His other inspiration was the circus. He painted dancers and costumed characters, acrobats and musicians. Each painting places the subjects in silent interaction with each other, sitting or standing by props portrayed in muted colors.

Peggy and Adam moved to Toledo in 1955 after they were laid off. The company for which they worked had filed for bankruptcy, but the Donofrio brothers of Toledo purchased the business, moved it to Toledo and brought the pair to the new site.

They raised two sons and lived together until Adam’s death in 1992. Peggy has since made it her life’s mission to get Adam recognition for his work.

And she has succeeded. Peggy’s passion combined with Schroeder’s skills at networking and raising money enabled the pair to hang Grant’s work at Jagiellonian University in Poland.

Grant’s work has also been shown at nearly 30 exhibitions in more than five states and a couple of other countries. A room in the Polish embassy in Saudi Arabia is named after him. Art collectors from Ohio to Florida to Virginia and beyond own his work.

For Peggy, who is art director at Toledo’s 20 North Gallery, each exhibit is a chance to walk viewers through a narrative of Adam’s life. She gets to do this again this spring. The Midwest Museum of American Art will host a three-month exhibition of Adam’s work, April 6 through July 8. The museum will display about 40 paintings, which will weave through the different stages of Adam’s life, Byrn said.

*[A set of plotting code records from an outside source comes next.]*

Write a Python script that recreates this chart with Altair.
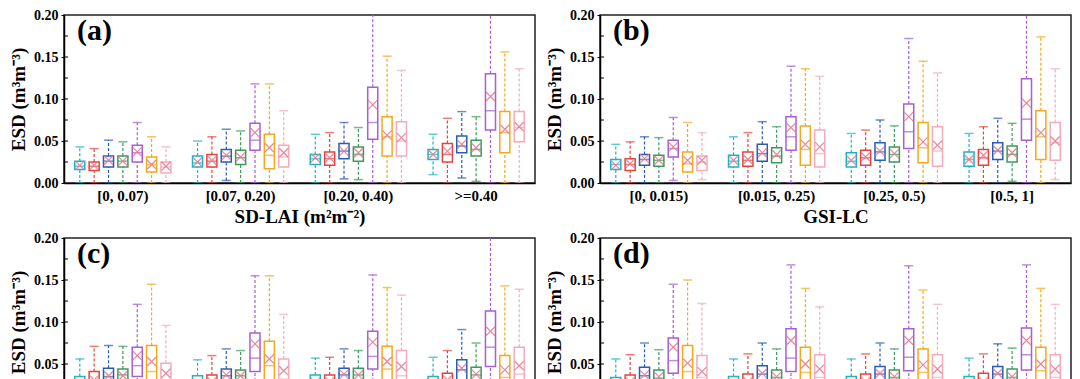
import altair as alt
import pandas as pd

SERIES = ["S1", "S2", "S3", "S4", "S5", "S6", "S7"]
COLORS = ["#1fb3c4", "#e2443f", "#2b5cb5", "#3b9b5c", "#a65fd6", "#f2a91c", "#f6aabb"]
MEAN_COLOR = "#e87a90"

A_GROUPS = ["[0, 0.07)", "[0.07, 0.20)", "[0.20, 0.40)", ">=0.40"]
B_GROUPS = ["[0, 0.015)", "[0.015, 0.25)", "[0.25, 0.5)", "[0.5, 1]"]
C_GROUPS = ["[0, 0.07)", "[0.07, 0.20)", "[0.20, 0.40)", ">=0.40"]
D_GROUPS = ["[0, 0.015)", "[0.015, 0.25)", "[0.25, 0.5)", "[0.5, 1]"]

# ---- panel (a): rows = series, cols = groups
A_HI = [[0.043, 0.050, 0.058, 0.058], [0.041, 0.055, 0.060, 0.077], [0.051, 0.064, 0.072, 0.085],
        [0.049, 0.062, 0.066, 0.079], [0.072, 0.118, 0.25, 0.25], [0.055, 0.118, 0.151, 0.156],
        [0.043, 0.086, 0.134, 0.136]]
A_Q3 = [[0.026, 0.032, 0.034, 0.040], [0.025, 0.034, 0.037, 0.047], [0.032, 0.040, 0.047, 0.056],
        [0.032, 0.039, 0.043, 0.051], [0.045, 0.071, 0.114, 0.130], [0.031, 0.058, 0.079, 0.085],
        [0.025, 0.045, 0.073, 0.085]]
A_MED = [[0.020, 0.024, 0.029, 0.034], [0.020, 0.026, 0.029, 0.034], [0.026, 0.032, 0.038, 0.044],
         [0.026, 0.030, 0.034, 0.040], [0.036, 0.051, 0.072, 0.086], [0.022, 0.033, 0.055, 0.060],
         [0.019, 0.031, 0.050, 0.066]]
A_MEAN = [[0.021, 0.025, 0.030, 0.034], [0.021, 0.027, 0.030, 0.038], [0.027, 0.033, 0.038, 0.046],
          [0.026, 0.031, 0.036, 0.042], [0.037, 0.060, 0.093, 0.103], [0.022, 0.042, 0.057, 0.064],
          [0.020, 0.036, 0.054, 0.067]]
A_Q1 = [[0.016, 0.019, 0.022, 0.028], [0.015, 0.019, 0.021, 0.025], [0.019, 0.025, 0.029, 0.036],
        [0.019, 0.022, 0.026, 0.032], [0.025, 0.039, 0.052, 0.063], [0.013, 0.017, 0.032, 0.036],
        [0.012, 0.019, 0.032, 0.049]]
A_LO = [[0.0, 0.0, 0.0, 0.010], [0.0, 0.0, 0.0, 0.0], [0.0, 0.003, 0.005, 0.006],
        [0.0, 0.0, 0.004, 0.002], [0.0, 0.0, 0.0, 0.0], [0.0, 0.0, 0.0, 0.0], [0.0, 0.0, 0.0, 0.0]]

# ---- panel (b)
B_HI = [[0.046, 0.055, 0.059, 0.059], [0.049, 0.060, 0.063, 0.067], [0.055, 0.073, 0.075, 0.077],
        [0.054, 0.067, 0.068, 0.071], [0.078, 0.139, 0.172, 0.25], [0.072, 0.136, 0.145, 0.174],
        [0.060, 0.127, 0.131, 0.136]]
B_Q3 = [[0.028, 0.033, 0.036, 0.037], [0.029, 0.037, 0.039, 0.040], [0.034, 0.046, 0.048, 0.048],
        [0.033, 0.042, 0.043, 0.044], [0.051, 0.079, 0.094, 0.124], [0.037, 0.068, 0.072, 0.086],
        [0.032, 0.063, 0.067, 0.072]]
B_MED = [[0.022, 0.026, 0.026, 0.028], [0.022, 0.027, 0.030, 0.030], [0.028, 0.035, 0.037, 0.038],
         [0.027, 0.032, 0.034, 0.034], [0.041, 0.055, 0.061, 0.076], [0.023, 0.040, 0.042, 0.055],
         [0.025, 0.035, 0.038, 0.048]]
B_MEAN = [[0.021, 0.027, 0.027, 0.028], [0.023, 0.028, 0.031, 0.033], [0.029, 0.036, 0.038, 0.039],
          [0.027, 0.034, 0.035, 0.036], [0.043, 0.066, 0.079, 0.095], [0.027, 0.046, 0.049, 0.060],
          [0.027, 0.043, 0.045, 0.050]]
B_Q1 = [[0.016, 0.019, 0.019, 0.020], [0.015, 0.020, 0.021, 0.021], [0.021, 0.026, 0.027, 0.028],
        [0.020, 0.024, 0.025, 0.025], [0.031, 0.039, 0.041, 0.051], [0.013, 0.021, 0.024, 0.028],
        [0.015, 0.019, 0.020, 0.027]]
B_LO = [[0.0, 0.0, 0.0, 0.0], [0.0, 0.0, 0.0, 0.0], [0.0, 0.0, 0.0, 0.0], [0.0, 0.0, 0.0, 0.002],
        [0.003, 0.0, 0.0, 0.0], [0.0, 0.0, 0.0, 0.0], [0.004, 0.0, 0.0, 0.004]]

# ---- panel (c)
C_HI = [[0.056, 0.055, 0.057, 0.058], [0.071, 0.060, 0.058, 0.066], [0.072, 0.068, 0.068, 0.091],
        [0.071, 0.066, 0.066, 0.075], [0.121, 0.155, 0.156, 0.25], [0.145, 0.155, 0.141, 0.143],
        [0.096, 0.109, 0.132, 0.139]]
C_Q3 = [[0.035, 0.036, 0.037, 0.035], [0.041, 0.037, 0.037, 0.039], [0.045, 0.044, 0.045, 0.055],
        [0.044, 0.043, 0.045, 0.046], [0.070, 0.087, 0.089, 0.113], [0.072, 0.077, 0.071, 0.060],
        [0.051, 0.056, 0.066, 0.070]]
C_MED = [[0.026, 0.026, 0.027, 0.026], [0.028, 0.028, 0.028, 0.029], [0.035, 0.036, 0.037, 0.043],
         [0.037, 0.036, 0.037, 0.037], [0.048, 0.057, 0.059, 0.070], [0.041, 0.048, 0.044, 0.034],
         [0.030, 0.032, 0.036, 0.038]]
C_MEAN = [[0.027, 0.027, 0.028, 0.027], [0.031, 0.029, 0.029, 0.031], [0.036, 0.037, 0.038, 0.045],
          [0.036, 0.036, 0.037, 0.038], [0.060, 0.074, 0.076, 0.089], [0.053, 0.056, 0.053, 0.043],
          [0.039, 0.042, 0.047, 0.048]]
C_Q1 = [[0.019, 0.019, 0.020, 0.019], [0.020, 0.020, 0.020, 0.021], [0.025, 0.026, 0.027, 0.030],
        [0.026, 0.025, 0.026, 0.026], [0.035, 0.041, 0.044, 0.047], [0.020, 0.022, 0.022, 0.020],
        [0.018, 0.019, 0.020, 0.022]]
C_LO = [[0.0] * 4 for _ in range(7)]

# ---- panel (d)
D_HI = [[0.056, 0.056, 0.056, 0.057], [0.061, 0.062, 0.062, 0.062], [0.075, 0.075, 0.075, 0.074],
        [0.067, 0.068, 0.068, 0.069], [0.145, 0.168, 0.167, 0.168], [0.150, 0.140, 0.138, 0.140],
        [0.122, 0.118, 0.121, 0.121]]
D_Q3 = [[0.034, 0.035, 0.035, 0.035], [0.037, 0.038, 0.038, 0.039], [0.046, 0.048, 0.047, 0.047],
        [0.043, 0.043, 0.043, 0.044], [0.081, 0.092, 0.092, 0.093], [0.072, 0.070, 0.068, 0.070],
        [0.060, 0.061, 0.061, 0.061]]
D_MED = [[0.026, 0.026, 0.026, 0.026], [0.028, 0.028, 0.028, 0.028], [0.036, 0.038, 0.038, 0.038],
         [0.033, 0.034, 0.034, 0.034], [0.054, 0.057, 0.058, 0.061], [0.041, 0.040, 0.040, 0.042],
         [0.034, 0.034, 0.034, 0.034]]
D_MEAN = [[0.027, 0.027, 0.027, 0.027], [0.029, 0.029, 0.029, 0.029], [0.037, 0.039, 0.039, 0.039],
          [0.035, 0.035, 0.035, 0.035], [0.070, 0.078, 0.078, 0.078], [0.051, 0.050, 0.049, 0.050],
          [0.041, 0.044, 0.044, 0.044]]
D_Q1 = [[0.019, 0.019, 0.019, 0.019], [0.020, 0.020, 0.020, 0.020], [0.027, 0.027, 0.027, 0.027],
        [0.025, 0.025, 0.025, 0.025], [0.039, 0.041, 0.042, 0.043], [0.021, 0.021, 0.021, 0.021],
        [0.020, 0.020, 0.020, 0.020]]
D_LO = [[0.0] * 4 for _ in range(7)]

Y_TICKS = [0.0, 0.05, 0.10, 0.15, 0.20]
MINOR_TICKS = [0.025, 0.05, 0.075, 0.10, 0.125, 0.15, 0.175]

FONT = "Liberation Serif"
W, H = 471, 168


def make_df(groups, lo, q1, med, mean, q3, hi):
    rows = []
    for si, s in enumerate(SERIES):
        for gi, g in enumerate(groups):
            rows.append(dict(group=g, series=s, lo=lo[si][gi], q1=q1[si][gi], med=med[si][gi],
                             mean=mean[si][gi], q3=q3[si][gi], hi=hi[si][gi]))
    return pd.DataFrame(rows)


def panel(df, groups, label, xtitle):
    yscale = alt.Scale(domain=[0, 0.2], nice=False, zero=True)
    yaxis = alt.Axis(values=Y_TICKS, format=".2f", title="ESD (m³m⁻³)", grid=False,
                     tickSize=3, tickColor="black", domainColor="black", domainWidth=1.5,
                     labelFontSize=14, labelFontWeight="bold", labelColor="black", labelPadding=3,
                     titleFontSize=19, titleFontWeight="bold", titleColor="black", titlePadding=5)

    def Y(field):
        return alt.Y(f"{field}:Q", scale=yscale, axis=yaxis)

    base = alt.Chart(df).encode(
        x=alt.X("group:N", sort=groups, scale=alt.Scale(paddingInner=0, paddingOuter=0),
                axis=alt.Axis(title=xtitle, ticks=False, labelAngle=0, domainColor="black",
                              domainWidth=1.5, labelFontSize=15, labelFontWeight="bold",
                              labelColor="black", labelPadding=5, titleFontSize=19,
                              titleFontWeight="bold", titleColor="black", titlePadding=4)),
        xOffset=alt.XOffset("series:N", sort=SERIES,
                            scale=alt.Scale(paddingInner=0.3, paddingOuter=0.75)),
    )
    col = alt.Color("series:N", sort=SERIES, scale=alt.Scale(domain=SERIES, range=COLORS),
                    legend=None)

    w_lo = base.mark_rule(strokeDash=[3, 2], strokeWidth=1.2, clip=True).encode(
        y=Y("lo"), y2="q1:Q", color=col)
    w_hi = base.mark_rule(strokeDash=[3, 2], strokeWidth=1.2, clip=True).encode(
        y=Y("q3"), y2="hi:Q", color=col)
    cap_lo = base.mark_tick(thickness=1.5, size=9, clip=True).encode(y=Y("lo"), color=col)
    cap_hi = base.mark_tick(thickness=1.5, size=9, clip=True).encode(y=Y("hi"), color=col)
    box = base.mark_bar(fillOpacity=0, strokeWidth=1.5, clip=True).encode(
        y=Y("q3"), y2="q1:Q", stroke=col)
    med = base.mark_tick(thickness=1.5, size=10, clip=True).encode(y=Y("med"), color=col)
    mean = base.mark_point(shape="M-1,-1L1,1M1,-1L-1,1", size=80, filled=False, strokeWidth=1.2,
                           color=MEAN_COLOR, opacity=0.9, clip=True).encode(y=Y("mean"))

    ticks = alt.Chart(pd.DataFrame({"v": MINOR_TICKS})).mark_rule(
        color="black", strokeWidth=1).encode(x=alt.value(0), x2=alt.value(4), y=Y("v"))

    lab = alt.Chart(pd.DataFrame({"t": [label]})).mark_text(
        font=FONT, fontSize=30, fontWeight="bold", align="left", baseline="middle",
        color="black").encode(x=alt.value(13), y=alt.value(16), text="t:N")

    return alt.layer(ticks, w_lo, w_hi, cap_lo, cap_hi, box, med, mean, lab).properties(
        width=W, height=H)


pa = panel(make_df(A_GROUPS, A_LO, A_Q1, A_MED, A_MEAN, A_Q3, A_HI), A_GROUPS, "(a)",
           "SD-LAI (m²m⁻²)")
pb = panel(make_df(B_GROUPS, B_LO, B_Q1, B_MED, B_MEAN, B_Q3, B_HI), B_GROUPS, "(b)", "GSI-LC")
pc = panel(make_df(C_GROUPS, C_LO, C_Q1, C_MED, C_MEAN, C_Q3, C_HI), C_GROUPS, "(c)",
           "SD-LAI (m²m⁻²)")
pd_ = panel(make_df(D_GROUPS, D_LO, D_Q1, D_MED, D_MEAN, D_Q3, D_HI), D_GROUPS, "(d)", "GSI-LC")

chart = alt.vconcat(
    alt.hconcat(pa, pb, spacing=8),
    alt.hconcat(pc, pd_, spacing=8),
    spacing=3,
).properties(
    padding={"left": 0, "top": -1, "right": 0, "bottom": 0}
).configure(font=FONT).configure_view(stroke="#222", strokeWidth=1.5)

chart.save("out.html", embed_options={"renderer": "svg", "actions": False})
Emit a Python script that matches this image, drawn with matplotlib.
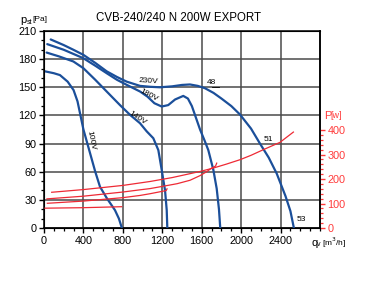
"""CVB-240/240 N 200W EXPORT fan curves."""
import matplotlib
matplotlib.use("Agg")
import matplotlib.pyplot as plt
from matplotlib.ticker import FixedLocator, MultipleLocator
import numpy as np

plt.rcParams['font.family'] = ['Liberation Sans', 'DejaVu Sans']

# Pressure curves, q [m3/h] vs p_st [Pa]
q_230 = [68, 200, 298, 399, 520, 636, 740, 839, 974, 1080, 1177, 1300, 1400, 1481,
         1560, 1633, 1720, 1800, 1900, 1988, 2100, 2191, 2280, 2361, 2450, 2500, 2535]
p_230 = [201, 195, 190, 184.6, 176, 167, 161, 156, 151.5, 150.5, 150, 151, 152.5, 153,
         151.5, 149, 144, 138, 130, 121, 106, 90, 75, 58, 34, 18, 0]

q_180 = [33, 200, 399, 520, 636, 740, 839, 974, 1050, 1120, 1194, 1260, 1330, 1413,
         1460, 1500, 1540, 1583, 1630, 1667, 1718, 1752, 1775, 1788]
p_180 = [196, 190, 181, 173, 165, 158, 152.6, 145.5, 140, 133, 129.5, 131, 137, 140.8,
         138, 130, 118, 105, 93, 83, 62, 42, 20, 0]

q_140 = [27, 150, 298, 399, 520, 636, 771, 873, 974, 1042, 1109, 1160, 1194, 1228,
         1245, 1251]
p_140 = [187, 183, 177.5, 170.4, 158, 145.5, 131, 120.6, 111.7, 103, 95.7, 83, 62, 40,
         19, 0]

q_100 = [10, 100, 162, 240, 300, 340, 370, 400, 440, 480, 520, 568, 636, 720, 760, 790]
p_100 = [167, 165, 163, 156, 147, 135, 120, 105, 90, 75, 60, 44, 32, 19, 10, 0]

# Power curves, q [m3/h] vs P [W]
pq_230 = [78, 400, 800, 1075, 1300, 1481, 1583, 1718, 1850, 1988, 2100, 2225, 2394, 2530]
pw_230 = [146, 157, 174, 190, 206, 222, 231, 245, 261, 279, 297, 320, 350, 392]

pq_180 = [30, 400, 800, 974, 1075, 1228, 1350, 1481, 1583, 1650, 1701, 1740, 1752]
pw_180 = [119, 130, 147, 156, 161, 172, 181, 195, 214, 230, 245, 253, 265]

pq_140 = [34, 400, 800, 974, 1075, 1240, 1248]
pw_140 = [101, 110, 124, 133, 140, 153, 160]

pq_100 = [10, 400, 788]
pw_100 = [81, 83, 87]

x_ticks = [0, 400, 800, 1200, 1600, 2000, 2400]
y_ticks = [0, 30, 60, 90, 120, 150, 180, 210]
p_ticks = [0, 100, 200, 300, 400]

blue = '#1b4f9a'
red = '#ee2a35'
red_txt = '#ff3b3b'

fig = plt.figure(figsize=(3.89, 2.86), dpi=100, facecolor='w')
ax = fig.add_axes([44 / 389, 58 / 286, 276 / 389, 197 / 286])

ax.set_xlim(0, 2800)
ax.set_ylim(0, 210)
ax.set_xticks(x_ticks)
ax.set_yticks(y_ticks)
ax.xaxis.set_minor_locator(MultipleLocator(100))
ax.yaxis.set_minor_locator(MultipleLocator(10))
ax.grid(True, which='major', color='#4a4a4a', lw=1.1)
ax.set_axisbelow(True)
ax.tick_params(which='major', direction='out', length=3.5, width=1, labelsize=7.8,
               pad=2)
ax.tick_params(which='minor', direction='out', length=2, width=0.9)
for s in ax.spines.values():
    s.set_linewidth(1.1)

for q, p in [(q_230, p_230), (q_180, p_180), (q_140, p_140), (q_100, p_100)]:
    ax.plot(q, p, color=blue, lw=1.6, solid_capstyle='round', zorder=4)

ax2 = ax.twinx()
ax2.set_ylim(0, 805)
ax2.set_yticks(p_ticks)
ax2.yaxis.set_minor_locator(FixedLocator([v for v in range(0, 401, 20)
                                          if v % 100]))
ax2.tick_params(which='major', direction='out', length=3.5, width=1,
                colors=red_txt, labelsize=7.8, pad=2)
ax2.tick_params(which='minor', direction='out', length=2, width=0.9,
                colors=red_txt)
ax2.spines['right'].set_color('black')
ax2.spines['right'].set_linewidth(1.1)
for q, p in [(pq_230, pw_230), (pq_180, pw_180), (pq_140, pw_140), (pq_100, pw_100)]:
    ax2.plot(q, p, color=red, lw=0.9, zorder=3)

# curve labels
lab = dict(fontsize=6, color='black', ha='center', va='center', zorder=6)
ax.text(1065, 157, '230V', rotation=-4, **lab)
ax.text(1060, 141, '180V', rotation=-28, **lab)
ax.text(949, 117, '140V', rotation=-33, **lab)
ax.text(480, 93, '100V', rotation=-78, **lab)
ax.text(1700, 155, '48', **lab)
ax.plot([1700, 1780], [150.5, 150.5], color='black', lw=0.6, zorder=6)
ax.text(2272, 94, '51', **lab)
ax.text(2612, 9, '53', **lab)

fig.text(179 / 389, 1 - 18 / 286, 'CVB-240/240 N 200W EXPORT', ha='center',
         va='center', fontsize=8.3)

# axis captions
fig.text(20.5 / 389, 1 - 20 / 286, 'p', fontsize=8, va='center', ha='left')
fig.text(26.5 / 389, 1 - 22 / 286, 'st', fontsize=5, va='center', ha='left')
fig.text(32.5 / 389, 1 - 19.5 / 286, '[Pa]', fontsize=6, va='center', ha='left')

fig.text(311 / 389, 1 - 243 / 286, 'q', fontsize=8, va='center', ha='left')
fig.text(317 / 389, 1 - 245 / 286, 'v', fontsize=5, va='center', ha='left')
fig.text(321.5 / 389, 1 - 243 / 286, '[m$^3$/h]', fontsize=6, va='center', ha='left')

fig.text(324 / 389, 1 - 116 / 286, 'P', fontsize=8, va='center', ha='left',
         color=red_txt)
fig.text(330 / 389, 1 - 116 / 286, '[w]', fontsize=6.5, va='center', ha='left',
         color=red_txt)

plt.savefig("out.png", dpi=100)
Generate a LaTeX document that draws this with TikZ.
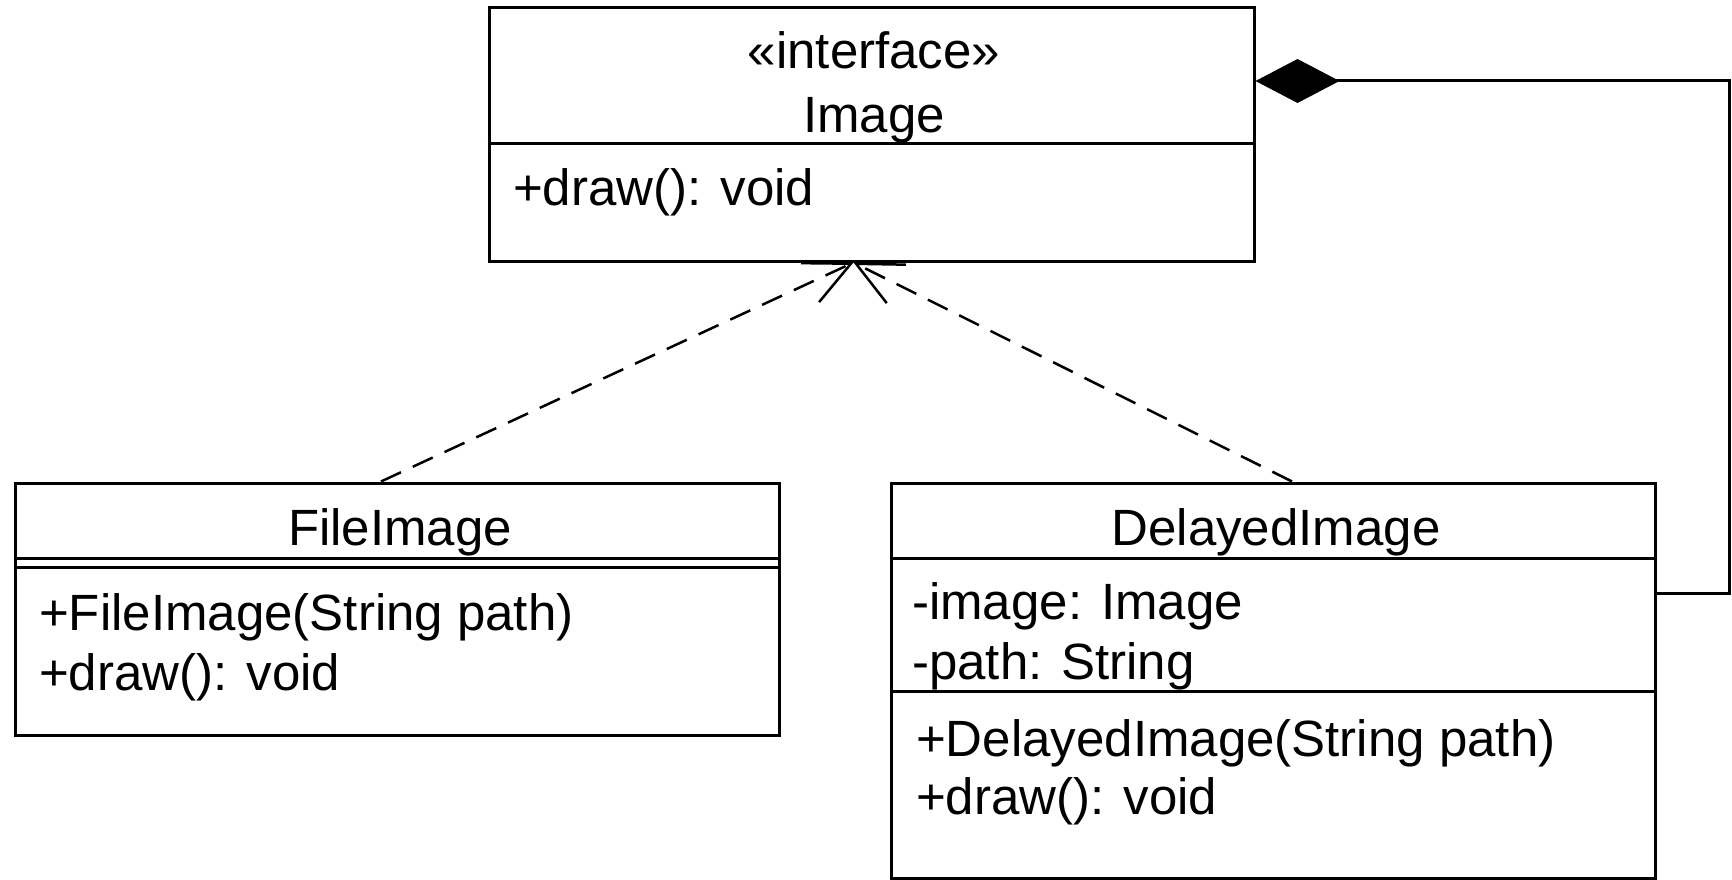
\documentclass[tikz,border=0pt]{standalone}
\usepackage{fontspec}
\setmainfont{Liberation Sans}
\usetikzlibrary{arrows.meta,calc}
\begin{document}
\begin{tikzpicture}[x=1pt,y=-1pt,
  umlbox/.style={draw, line width=3pt, rectangle, inner sep=0pt},
  sepline/.style={line width=3pt},
  txt/.style={inner sep=0pt, font=\fontsize{51}{60}\selectfont},
  realize/.style={line width=2.5pt, dash pattern=on 22pt off 13pt,
    -{Straight Barb[length=45pt,width=43pt,line width=2.5pt]}},
  compose/.style={line width=3pt, {Diamond[length=84pt,width=44pt,fill=black]}-}
]
\useasboundingbox (0,0) rectangle (1732,880);
% boxes
\node[umlbox, minimum width=765pt, minimum height=253pt] (img) at (871.5,134.5) {};
\draw[sepline] (img.west |- 0,144) -- (img.east |- 0,144);
\node[umlbox, minimum width=764pt, minimum height=252pt] (fi) at (397,609) {};
\draw[sepline] (fi.west |- 0,558) -- (fi.east |- 0,558);
\draw[sepline] (fi.west |- 0,567) -- (fi.east |- 0,567);
\node[umlbox, minimum width=764pt, minimum height=395pt] (dly) at (1273,680.5) {};
\draw[sepline] (dly.west |- 0,558) -- (dly.east |- 0,558);
\draw[sepline] (dly.west |- 0,691) -- (dly.east |- 0,691);
% texts
\node[txt, anchor=base] (imgst) at (874,68.5) {«interface»};
\node[txt, anchor=base] (imgname) at (874,132.5) {Image};
\node[txt, anchor=base west] (imgm) at (513,205) {+draw(): void};
\node[txt, anchor=base] (finame) at (400,545) {FileImage};
\node[txt, anchor=base west] (fim1) at (39,630) {+FileImage(String path)};
\node[txt, anchor=base west] (fim2) at (39,690) {+draw(): void};
\node[txt, anchor=base] (dname) at (1276,545) {DelayedImage};
\node[txt, anchor=base west] (da1) at (912,619) {-image: Image};
\node[txt, anchor=base west] (da2) at (912,679) {-path: String};
\node[txt, anchor=base west] (dm1) at (916,756) {+DelayedImage(String path)};
\node[txt, anchor=base west] (dm2) at (916,814) {+draw(): void};
% connectors
\coordinate (tip) at ($(img.south)+(-18,0)$);
\draw[realize] ($(fi.north)+(-16,0)$) -- (tip);
\draw[realize] ($(dly.north)+(19,0)$) -- (tip);
\coordinate (bendA) at (1729,81);
\coordinate (bendB) at (1729,593);
\draw[compose] (img.east |- bendA) -- (bendA) -- (bendB) -- (dly.east |- bendB);
\end{tikzpicture}
\end{document}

The museum has been a longtime fan of Grant’s work, said Director Jane Burns. For both Adam’s mystical style and his compelling story, visitors who have encountered these paintings in the past were hooked instantly, she said.

“We can put ourselves in his place and say, ‘Would I have to guts to do that? Would I have the fortitude to do that with no money and no family either?’” she said. “The Nazis took everything.”

Peggy and her son Mark reminisce about Adam’s fervor for painting in the house where they live today. Only then, during Mark’s childhood, the floors were covered in shag rugs and the walls were draped in turquoise and gold color schemes. “He’d sit right there and make a big mess and the next thing you know pastel dust would be all over,” Mark said, pointing to a chair in the corner of the living room.

Peggy said she always encouraged him to paint more and with new materials, and kept a room designated for his studio.

“He lost all his sadness when he was painting,” she said. “And that made me happy.”